Goldsboro High School, library launch racial healing program
By Phyllis Moore
Published in News on June 12, 2018 5:50 AM
News-Argus/PHYLLIS MOORE
From left, Etta Craigwell, social worker at Goldsboro High School, and Stephanie Orosco, history teacher at GHS, talk with Karen Garris, teen librarian at Wayne County Public Library, about being chosen to participate in a pilot reading program dealing with racial healing.
News-Argus/PHYLLIS MOORE
Carolyn Hill of Wayne County Public Library pulls three books that will be used as curriculum in the fall for a pilot reading program at Goldsboro High School on racial healing.
A grassroots reading program designed to open up dialogue about racial healing will be offered at Goldsboro High School in the fall.
The high school will partner with Wayne County Public Library in recruiting about a dozen interested sophomores to participate.
The library was among 25 libraries across the nation chosen for the pilot phase of the Truth, Racial Healing and Transformation Great Stories Club, an effort to engage underserved teens through literature-based library outreach programs.
Supported by a grant from the W.K. Kellogg Foundation, the goal for the national and community-based project is to bring about transformational and sustainable change, while addressing the historic and contemporary effects of racism.
Recipients of the grant represent 20 public libraries, two K-12 school libraries, one college library and two prison libraries. Each is tasked to work in partnership with either alternative schools, youth detention centers or other organizations serving youth, officials said. The libraries will work with small groups of teens to read and discuss three titles -- "Ms. Marvel Volume 1: No Normal" by G. Willow Wilson and Adrian Alphona; "The Hate U Give" by Angie Thomas; and "MARCH: Book One" by John Lewis and Andrew Aydin.
WCPL chose Goldsboro High as its partner in the effort, in part since the school is close by and also because of the potential benefits it can offer to that student population, said Karen Garris, teen librarian and project director.
Interim principal Marcia Manning readily offered support to the project, enlisting two teachers to assist -- English teacher Lahaun Watts and history teacher Stephanie Orosco. The timing is also appropriate, Manning said, since many of the stories in the national news are things that the local students are living.
"For our students, gun violence is the same and different -- it's an almost daily part of the environment for our kids," Manning said. "Many of our kids know someone who has been a victim of gun violence. For them that's different from the national conversation.
"For our kids, they understand that the typical demographic of the school shooter is very different from our student population. Our kids' perspective on the national issues are the same and different."
The average GHS student likely understands this, often from their own personal experience, Manning said, and the population makeup is obviously different from other schools in the district.
Etta Craigwell, social worker at the school, will also be part of administering the program, which features one novel and two graphic novels.
"One of the things that grabbed us about it when we heard about it was the 'racial healing,'" she said. "The first thing that I thought about is that many of our kids are not exposed to the culture, so what they are going to learn from here is they're going to learn about their own heroes and their own she-roes.
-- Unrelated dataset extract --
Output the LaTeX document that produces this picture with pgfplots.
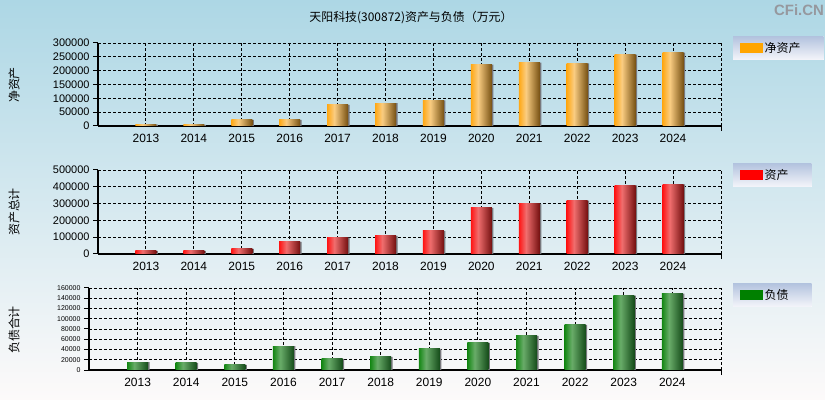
\documentclass[border=0pt]{standalone}
\usepackage{fontspec}
\setmainfont{Liberation Sans}
\newfontfamily\cjk{Noto Sans CJK SC}
\usepackage{pgfplots}
\pgfplotsset{compat=1.18}

\definecolor{bgtop}{RGB}{173,215,229}
\definecolor{bgbot}{RGB}{253,250,250}
\definecolor{legtop}{RGB}{178,194,222}
\definecolor{legbot}{RGB}{244,245,250}
\definecolor{barshadow}{RGB}{120,120,125}
\definecolor{orL}{RGB}{255,168,20}
\definecolor{orM}{RGB}{250,205,130}
\definecolor{orR}{RGB}{118,80,18}
\definecolor{rdL}{RGB}{255,20,20}
\definecolor{rdM}{RGB}{240,110,110}
\definecolor{rdR}{RGB}{115,15,15}
\definecolor{grL}{RGB}{20,135,20}
\definecolor{grM}{RGB}{105,172,105}
\definecolor{grR}{RGB}{20,75,25}
\definecolor{legor}{RGB}{255,165,0}
\definecolor{legrd}{RGB}{255,0,0}
\definecolor{leggr}{RGB}{0,128,0}

% TikZ maps the 25bp..75bp band of a shading onto the path
\pgfdeclarehorizontalshading{orbar}{100bp}{color(0bp)=(orL); color(25bp)=(orL); color(42bp)=(orM); color(75bp)=(orR); color(100bp)=(orR)}
\pgfdeclarehorizontalshading{rdbar}{100bp}{color(0bp)=(rdL); color(25bp)=(rdL); color(42bp)=(rdM); color(75bp)=(rdR); color(100bp)=(rdR)}
\pgfdeclarehorizontalshading{grbar}{100bp}{color(0bp)=(grL); color(25bp)=(grL); color(42bp)=(grM); color(75bp)=(grR); color(100bp)=(grR)}

\pgfplotstableread{
year value
2013 5000
2014 4500
2015 22000
2016 22000
2017 76000
2018 83000
2019 93000
2020 222000
2021 229000
2022 226000
2023 258000
2024 265000
}\netassets

\pgfplotstableread{
year value
2013 18000
2014 18000
2015 30000
2016 72000
2017 98000
2018 108000
2019 137500
2020 275000
2021 299000
2022 317000
2023 408000
2024 414000
}\assets

\pgfplotstableread{
year value
2013 15600
2014 13700
2015 9800
2016 46800
2017 21500
2018 25400
2019 41100
2020 52900
2021 66600
2022 88200
2023 145000
2024 149000
}\liabs

\pgfplotsset{
  cfi/.style={
    scale only axis,
    xmin=2012, xmax=2025, ymin=0,
    axis x line=bottom, axis y line=left,
    axis line style={-, line width=1.3bp},
    xtick={2013,...,2024},
    xtick style={draw=none},
    extra x ticks={2025}, extra x tick labels={},
    extra x tick style={grid=major, xtick style={draw=black, line width=1bp}, major tick length=5bp},
    tick align=outside,
    ytick style={black, line width=1bp},
    major tick length=5bp,
    xmajorgrids, ymajorgrids,
    grid style={black, line width=0.9bp, dash pattern=on 3bp off 2bp},
    /pgf/number format/assume math mode=true,
    xticklabel style={font=\fontsize{12}{14}\selectfont, /pgf/number format/1000 sep={}},
    scaled y ticks=false,
    yticklabel style={/pgf/number format/fixed, /pgf/number format/1000 sep={}},
    legend style={at={(rel axis cs:1,1)}, anchor=north west, xshift=12bp, yshift=7bp,
      draw=none, top color=legtop, bottom color=legbot,
      font=\cjk\fontsize{12}{15}\selectfont, inner xsep=7bp, inner ysep=4bp},
    legend cell align=left,
  },
  barshadow/.style={forget plot, ybar, bar width=21bp, bar shift=1.5bp, fill=barshadow, draw=none},
  onebar/.style 2 args={forget plot, ybar, bar width=21bp, bar shift=0pt, draw=none,
    shading=#2, restrict x to domain=#1:#1},
}

\begin{document}
\begin{tikzpicture}
\useasboundingbox (0,0) rectangle (825bp,400bp);
\shade[top color=bgtop, bottom color=bgbot] (0,0) rectangle (825bp,400bp);

\node[font=\cjk\fontsize{12}{14}\selectfont] at (411bp,382bp) {天阳科技(300872)资产与负债（万元）};
\node[font=\bfseries\fontsize{15}{15}\selectfont, text={rgb,255:red,150;green,152;blue,158}] at (799bp,390bp) {CFi.CN};

% net assets
\begin{axis}[cfi, at={(98bp,274bp)}, anchor=south west, width=623bp, height=83bp,
  ymax=300000, ytick={0,50000,...,300000},
  yticklabel style={font=\fontsize{11}{12}\selectfont}]
  \addplot[barshadow] table[x=year, y=value] {\netassets};
  \pgfplotsinvokeforeach{2013,...,2024}{
    \addplot[onebar={#1}{orbar}] table[x=year, y=value] {\netassets};
  }
  \addlegendimage{legend image code/.code={\fill[legor] (0bp,-4.5bp) rectangle (22bp,4.5bp);}}
  \addlegendentry{\makebox[50bp][l]{净资产}}
\end{axis}

% total assets
\begin{axis}[cfi, at={(98bp,146bp)}, anchor=south west, width=623bp, height=84bp,
  ymax=500000, ytick={0,100000,...,500000},
  yticklabel style={font=\fontsize{11}{12}\selectfont}]
  \addplot[barshadow] table[x=year, y=value] {\assets};
  \pgfplotsinvokeforeach{2013,...,2024}{
    \addplot[onebar={#1}{rdbar}] table[x=year, y=value] {\assets};
  }
  \addlegendimage{legend image code/.code={\fill[legrd] (0bp,-4.5bp) rectangle (22bp,4.5bp);}}
  \addlegendentry{\makebox[38bp][l]{资产}}
\end{axis}

% liabilities
\begin{axis}[cfi, at={(89bp,30bp)}, anchor=south west, width=632bp, height=82bp,
  ymax=160000, ytick={0,20000,...,160000},
  yticklabel style={font=\fontsize{7}{8}\selectfont},
  legend style={yshift=-2bp}]
  \addplot[barshadow] table[x=year, y=value] {\liabs};
  \pgfplotsinvokeforeach{2013,...,2024}{
    \addplot[onebar={#1}{grbar}] table[x=year, y=value] {\liabs};
  }
  \addlegendimage{legend image code/.code={\fill[leggr] (0bp,-4.5bp) rectangle (22bp,4.5bp);}}
  \addlegendentry{\makebox[38bp][l]{负债}}
\end{axis}

\node[font=\cjk\fontsize{12}{14}\selectfont, rotate=90] at (14bp,315bp) {净资产};
\node[font=\cjk\fontsize{12}{14}\selectfont, rotate=90] at (14bp,188bp) {资产总计};
\node[font=\cjk\fontsize{12}{14}\selectfont, rotate=90] at (14bp,70bp) {负债合计};
\end{tikzpicture}
\end{document}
"This is going to give them the opportunity to be able to look at themselves very differently and to me, that's the healing part that is going to come about."
Orosco said what attracted her to the effort, other than the books chosen, was that they provided different perspectives about what it means to be a person of color in the United States. Diversity looks different in different areas, she said.
"I think it's going to be a good time for us to have this conversation about what it means to be a person of color here in Goldsboro, North Carolina," she said. "That's something the kids live every day, but they don't really know anything about because they're not exposed to it.
"I think the best way (to learn) is through literature. I love to read so even in my own classroom, I'm always introducing kids to different texts. I think it's going to be a good time for the kids to understand a little bit more about themselves, their culture and their history."
The organizers will develop the program over the summer, with plans to implement it when students return in the fall.
The American Library Association is making copies of the three books available to each of the 11 students chosen to participate.
The group will meet weekly, during the schoolday, and the project must be completed by Nov. 30, Garris said.
One of the culminating exercises included in the curriculum is a student-led interactive "healing circle," which organizers are especially excited to plan.
Garris said such an activity and program can easily be replicated, an idea she hopes will happen in the future.
"We'd like to continue it and actually expand it to other high schools because they all have the same problems, just different players," she said.